Myclobutanil is a “conazole class fungicide.”
This fungicide is heavily used to control fungi affecting grapes, largely in California. California accounts for around 50% of all use of Myclobutanil in the US and has a number of other applications, used mainly with food and crops.
Myclobutanil has also been found to be used as a pesticide on marijuana.
According to Colorado Green Lab, “the passage of pesticides into the bloodstream varies considerably between inhalation and ingestion routes of exposure, and the application of high temperature is known to alter the chemical composition of myclobutanil.”

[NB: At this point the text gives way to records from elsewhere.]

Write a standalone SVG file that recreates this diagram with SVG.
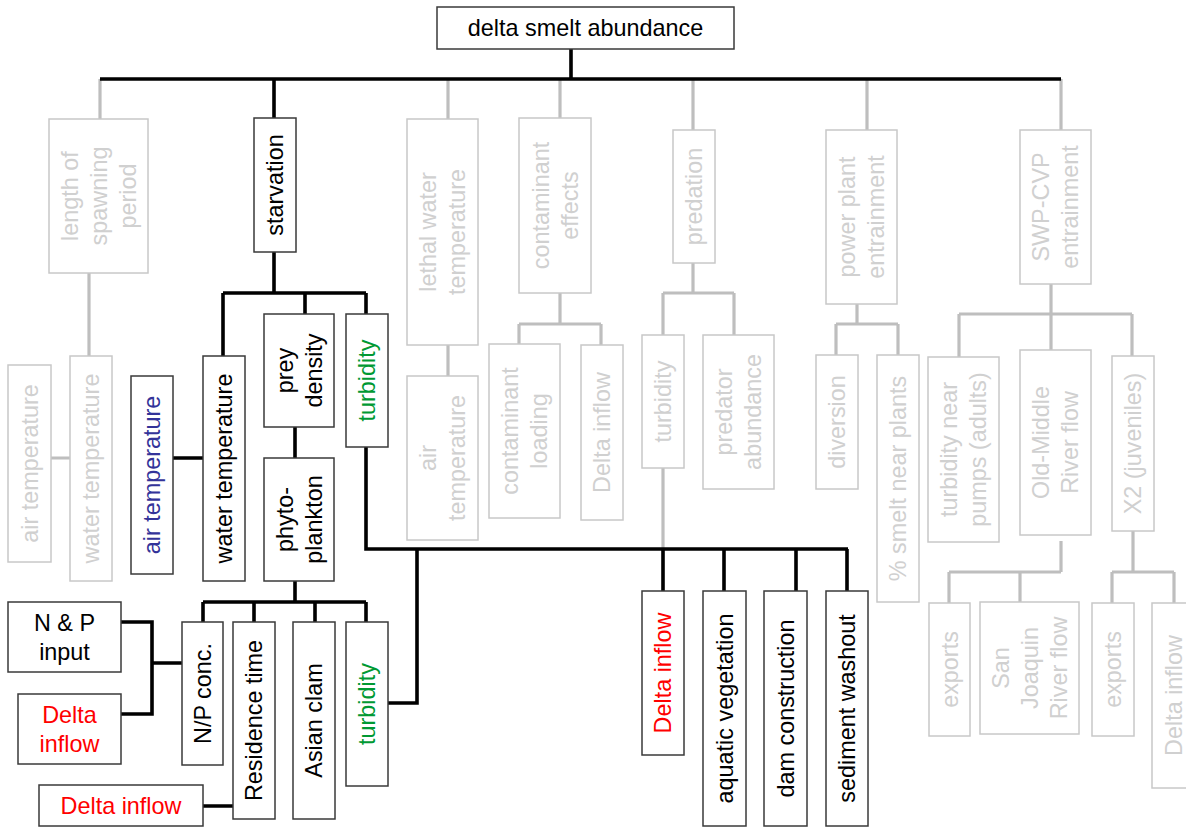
<svg xmlns="http://www.w3.org/2000/svg" width="1186" height="827" viewBox="0 0 1186 827">
<style>
.nb{fill:#fff;stroke:#3a3a3a;stroke-width:1.5}
.ng{fill:#fff;stroke:#c8c8c8;stroke-width:1.5}
text{font-family:"Liberation Sans",Arial,sans-serif;font-size:23.4px;text-anchor:middle;fill:#000}
.g text{fill:#d0d0d0}
text.red{fill:#ff0000}
text.blue{fill:#333399}
text.green{fill:#009933}
.cb{fill:none;stroke:#000;stroke-width:3.6}
.cg{fill:none;stroke:#bebebe;stroke-width:3.2}
</style>
<rect width="1186" height="827" fill="#fff"/>
<g id="connectors">
<path class="cg" d="M100,79V119 M89,273V356 M51,458H70 M448,79V119 M448,345V376 M560,79V118 M560,293V324 M519,324H601 M519,324V344 M601,324V345 M693,79V130 M693,263V293 M663,293H734 M663,293V335 M734,293V335 M663,468V549 M867,79V130 M857,304V324 M836,324H898 M836,324V355 M898,324V355 M1061,79V130 M1051,284V350 M959,314H1132 M959,314V357 M1132,314V356 M1061,541V572 M949,572H1061 M949,572V603 M1020,572V602 M1133,531V572 M1112,572H1174 M1112,572V603 M1174,572V603"/>
<path class="cb" d="M571,49V79 M100,79H1061 M274,79V118 M274,252V293 M223,293H366 M223,293V356 M305,293V314 M366,293V314 M173,458H203 M295,427V458 M295,581V602 M203,602H366 M203,602V622 M254,602V622 M315,602V622 M366,602V622 M121,622H152V714H121 M152,663H182 M203,806H233 M366,447V549H848 M417,549V703H388 M663,549V591 M724,549V591 M796,549V591 M847,549V591"/>
</g>
<g id="n-top"><rect class="nb" x="437" y="7" width="297" height="42"/><text x="585.5" y="36">delta smelt abundance</text></g>
<g id="n-length" class="g"><rect class="ng" x="49" y="119" width="99" height="154"/><g transform="translate(98.5 196) rotate(-90)"><text y="-21">length of</text><text y="8">spawning</text><text y="37">period</text></g></g>
<g id="n-starvation"><rect class="nb" x="254" y="118" width="42" height="134"/><text transform="translate(275 185) rotate(-90)" y="8">starvation</text></g>
<g id="n-lethal" class="g"><rect class="ng" x="407" y="119" width="71" height="226"/><g transform="translate(442.5 232) rotate(-90)"><text y="-6.5">lethal water</text><text y="22.5">temperature</text></g></g>
<g id="n-contam" class="g"><rect class="ng" x="519" y="118" width="72" height="175"/><g transform="translate(555 205.5) rotate(-90)"><text y="-6.5">contaminant</text><text y="22.5">effects</text></g></g>
<g id="n-predation" class="g"><rect class="ng" x="673" y="130" width="42" height="133"/><text transform="translate(694 196.5) rotate(-90)" y="8">predation</text></g>
<g id="n-power" class="g"><rect class="ng" x="826" y="130" width="71" height="174"/><g transform="translate(861.5 217) rotate(-90)"><text y="-6.5">power plant</text><text y="22.5">entrainment</text></g></g>
<g id="n-swp" class="g"><rect class="ng" x="1020" y="130" width="71" height="154"/><g transform="translate(1055.5 207) rotate(-90)"><text y="-6.5">SWP-CVP</text><text y="22.5">entrainment</text></g></g>
<g id="n-airtemp-g1" class="g"><rect class="ng" x="8" y="365" width="43" height="197"/><text transform="translate(29.5 463.5) rotate(-90)" y="8">air temperature</text></g>
<g id="n-watertemp-g" class="g"><rect class="ng" x="70" y="356" width="42" height="225"/><text transform="translate(91 468.5) rotate(-90)" y="8">water temperature</text></g>
<g id="n-airtemp"><rect class="nb" x="131" y="376" width="42" height="198"/><text class="blue" transform="translate(152 475) rotate(-90)" y="8">air temperature</text></g>
<g id="n-watertemp"><rect class="nb" x="203" y="356" width="42" height="225"/><text transform="translate(224 468.5) rotate(-90)" y="8">water temperature</text></g>
<g id="n-prey"><rect class="nb" x="264" y="314" width="70" height="113"/><g transform="translate(299 370.5) rotate(-90)"><text y="-6.5">prey</text><text y="22.5">density</text></g></g>
<g id="n-turb1"><rect class="nb" x="346" y="314" width="42" height="133"/><text class="green" transform="translate(367 380.5) rotate(-90)" y="8">turbidity</text></g>
<g id="n-phyto"><rect class="nb" x="264" y="458" width="70" height="123"/><g transform="translate(299 519.5) rotate(-90)"><text y="-6.5">phyto-</text><text y="22.5">plankton</text></g></g>
<g id="n-airtemp-g2" class="g"><rect class="ng" x="407" y="376" width="71" height="164"/><g transform="translate(442.5 458) rotate(-90)"><text y="-6.5">air</text><text y="22.5">temperature</text></g></g>
<g id="n-contload" class="g"><rect class="ng" x="489" y="344" width="71" height="174"/><g transform="translate(524.5 431) rotate(-90)"><text y="-6.5">contaminant</text><text y="22.5">loading</text></g></g>
<g id="n-deltainflow-g1" class="g"><rect class="ng" x="581" y="345" width="42" height="175"/><text transform="translate(602 432.5) rotate(-90)" y="8">Delta inflow</text></g>
<g id="n-turb-g" class="g"><rect class="ng" x="642" y="335" width="42" height="133"/><text transform="translate(663 401.5) rotate(-90)" y="8">turbidity</text></g>
<g id="n-predator" class="g"><rect class="ng" x="703" y="335" width="71" height="154"/><g transform="translate(738.5 412) rotate(-90)"><text y="-6.5">predator</text><text y="22.5">abundance</text></g></g>
<g id="n-diversion" class="g"><rect class="ng" x="816" y="355" width="42" height="134"/><text transform="translate(837 422) rotate(-90)" y="8">diversion</text></g>
<g id="n-smelt" class="g"><rect class="ng" x="877" y="355" width="42" height="247"/><text transform="translate(898 478.5) rotate(-90)" y="8">% smelt near plants</text></g>
<g id="n-turbpumps" class="g"><rect class="ng" x="928" y="357" width="71" height="185"/><g transform="translate(963.5 449.5) rotate(-90)"><text y="-6.5">turbidity near</text><text y="22.5">pumps (adults)</text></g></g>
<g id="n-omr" class="g"><rect class="ng" x="1020" y="350" width="71" height="185"/><g transform="translate(1055.5 442.5) rotate(-90)"><text y="-6.5">Old-Middle</text><text y="22.5">River flow</text></g></g>
<g id="n-x2" class="g"><rect class="ng" x="1112" y="356" width="42" height="175"/><text transform="translate(1133 443.5) rotate(-90)" y="8">X2 (juveniles)</text></g>
<g id="n-exports1" class="g"><rect class="ng" x="929" y="603" width="41" height="133"/><text transform="translate(949.5 669.5) rotate(-90)" y="8">exports</text></g>
<g id="n-sjr" class="g"><rect class="ng" x="980" y="602" width="99" height="132"/><g transform="translate(1029.5 668) rotate(-90)"><text y="-21">San</text><text y="8">Joaquin</text><text y="37">River flow</text></g></g>
<g id="n-exports2" class="g"><rect class="ng" x="1092" y="603" width="42" height="133"/><text transform="translate(1113 669.5) rotate(-90)" y="8">exports</text></g>
<g id="n-deltainflow-g2" class="g"><rect class="ng" x="1152" y="603" width="44" height="185"/><text transform="translate(1174 695.5) rotate(-90)" y="8">Delta inflow</text></g>
<g id="n-np"><rect class="nb" x="8" y="602" width="113" height="70"/><text x="64.5" y="630.5">N &amp; P</text><text x="64.5" y="659.5">input</text></g>
<g id="n-deltainflow-r1"><rect class="nb" x="18" y="694" width="103" height="70"/><text class="red" x="69.5" y="722.5">Delta</text><text class="red" x="69.5" y="751.5">inflow</text></g>
<g id="n-deltainflow-r2"><rect class="nb" x="39" y="785" width="164" height="41"/><text class="red" x="121" y="814">Delta inflow</text></g>
<g id="n-npconc"><rect class="nb" x="182" y="622" width="41" height="143"/><text transform="translate(202.5 693.5) rotate(-90)" y="8">N/P conc.</text></g>
<g id="n-residence"><rect class="nb" x="233" y="622" width="42" height="197"/><text transform="translate(254 720.5) rotate(-90)" y="8">Residence time</text></g>
<g id="n-clam"><rect class="nb" x="293" y="622" width="42" height="197"/><text transform="translate(314 720.5) rotate(-90)" y="8">Asian clam</text></g>
<g id="n-turb2"><rect class="nb" x="346" y="622" width="42" height="164"/><text class="green" transform="translate(367 704) rotate(-90)" y="8">turbidity</text></g>
<g id="n-deltainflow-r3"><rect class="nb" x="642" y="591" width="42" height="164"/><text class="red" transform="translate(663 673) rotate(-90)" y="8">Delta inflow</text></g>
<g id="n-aquatic"><rect class="nb" x="703" y="591" width="43" height="235"/><text transform="translate(724.5 708.5) rotate(-90)" y="8">aquatic vegetation</text></g>
<g id="n-dam"><rect class="nb" x="764" y="591" width="43" height="235"/><text transform="translate(785.5 708.5) rotate(-90)" y="8">dam construction</text></g>
<g id="n-sediment"><rect class="nb" x="826" y="591" width="42" height="235"/><text transform="translate(847 708.5) rotate(-90)" y="8">sediment washout</text></g>
</svg>
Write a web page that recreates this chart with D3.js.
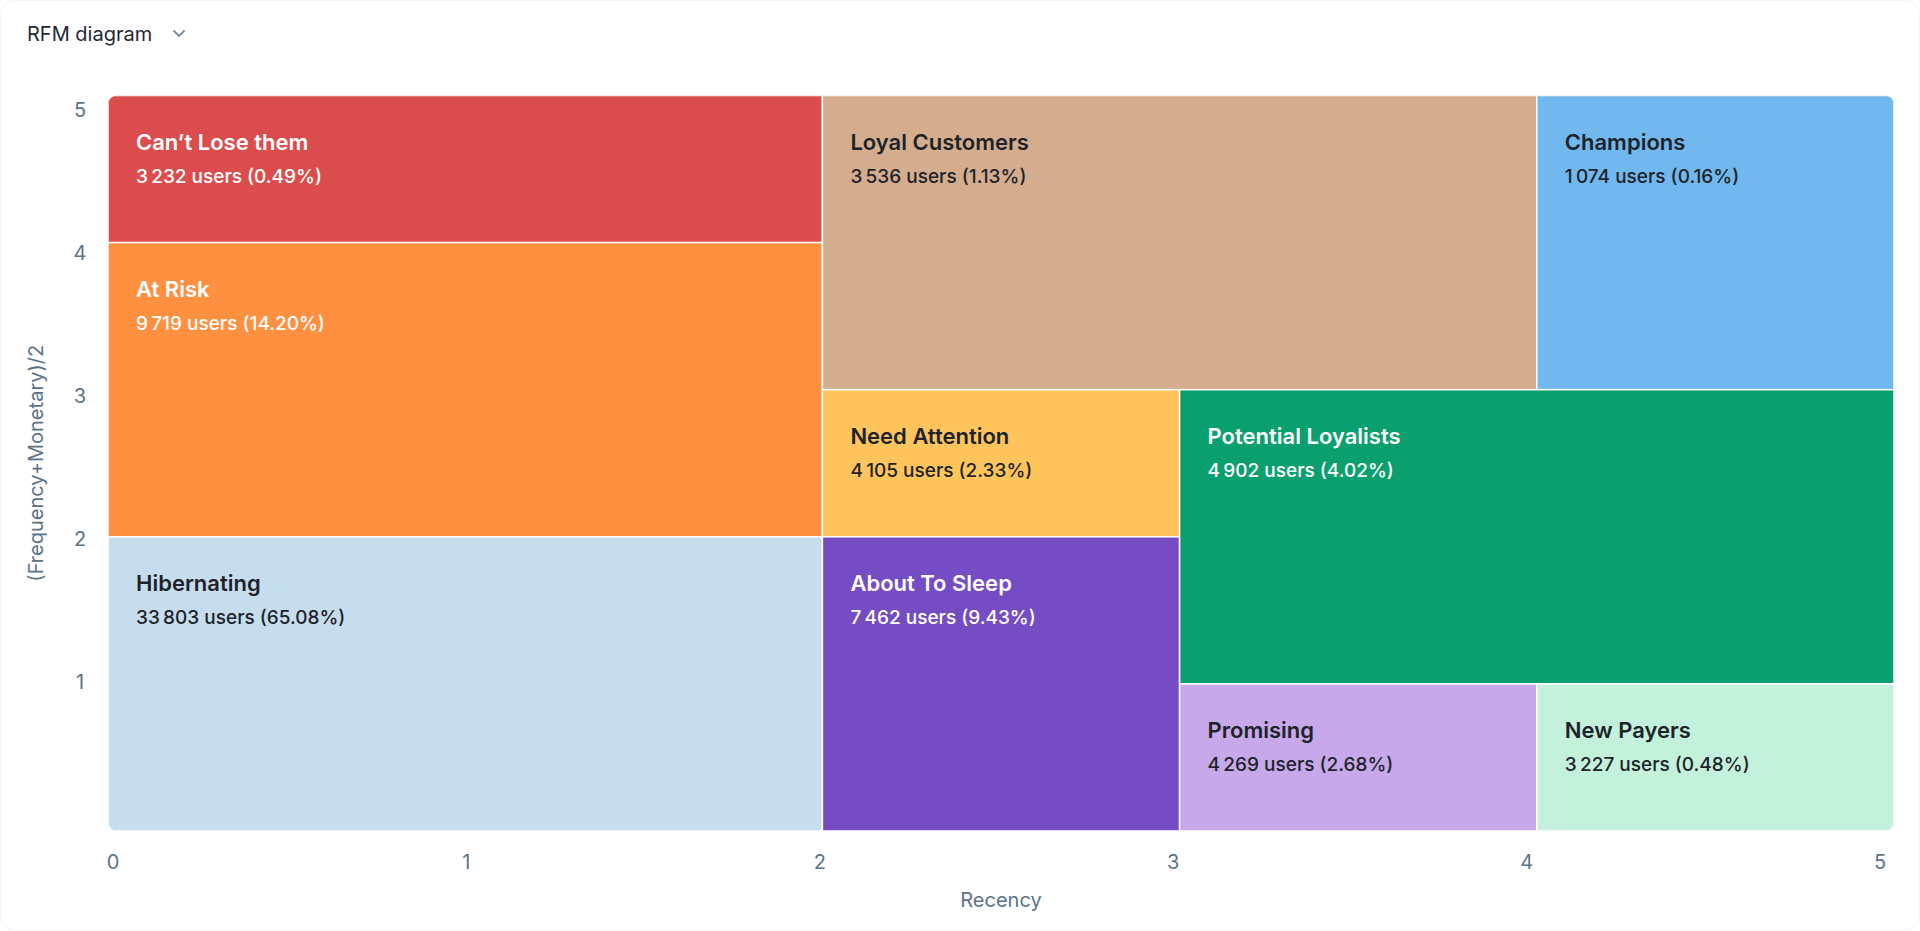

Though myclobutanil is stable at room temperature, it releases highly toxic gas if heated past its boiling point (205°C/401°F). (Commonly used to ignite marijuana during consumption, disposable butane lighters can produce temperatures of 450°C+)
Chemical structure of myclobutanil and decomposition products
“As Myclobutanil decomposes, triazole, cyanide and chlorine moieties are released and form toxic gases, including hydrogen cyanide (HCN) and hydrochloric gas…Chronic exposure to dilute hydrogen cyanide (ex. 0.008 parts per million) is not immediately deadly, but is known to cause serious neurological, respiratory, cardiovascular, and thyroid problems. Cannabis retaining even marginal amounts of myclobutanil (ex. 0.03 ppm) could potentially expose consumers to non-lethal, but clinically relevant levels of HCN.”